Around a dozen people have died in rainstorms so far this season, but none directly because of flooding, said Chilundo.

“It’s too soon to say” if floods on a national scale will affect all the 1.3 million people at risk according to João Ribeiro, secretary general of the National Disaster Management Institute (INGC).

“The rainy season hasn’t changed. It will only peak in February.”

The combination of local rains and rivers from neighbouring countries could spell trouble. Mozambique’s Cahora Bassa dam is 60 percent full now, but the Zambezi River which feeds it carries water from five other countries along its 2,700 kilometre route. When the Kariba Dam, far upstream on the Zambia-Zimbabwe border, opens its sluices on Jan. 22, the increased flow could quickly force Mozambique’s dam operators to do the same.

In anticipation, INGC has moved 24,000 families in the Zambezi basin over the past four years to higher ground. The scheme relocates people’s homes to higher ground, but their farms in fertile low-lying areas, will still be vulnerable.

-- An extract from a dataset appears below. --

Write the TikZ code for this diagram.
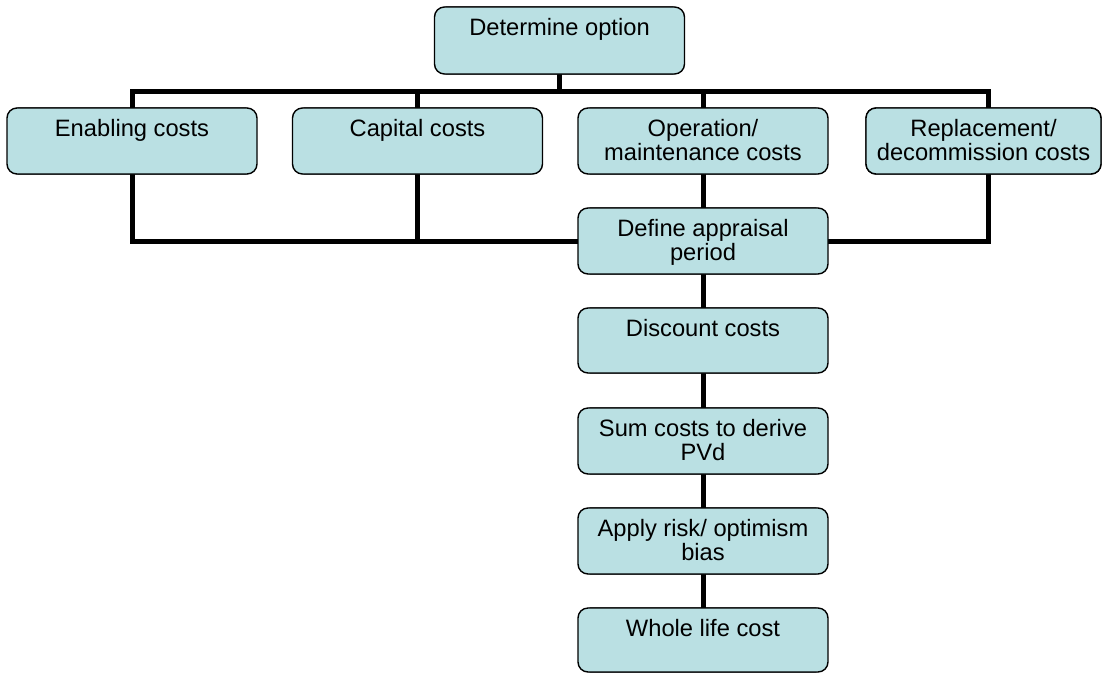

“The river’s level has already been 6.2 metres [1.2 metres above alert levels], but no intervention was needed because all the families are already higher,” said Ribeiro.

Precautions have reduced Mozambique’s vulnerability in the event of flooding, and disaster management workers, dressed in their bright orange vests, are calm for the moment.

“The different sections are ready to meet the challenge,” says Chilundo. “Up to now, there is no alarm.”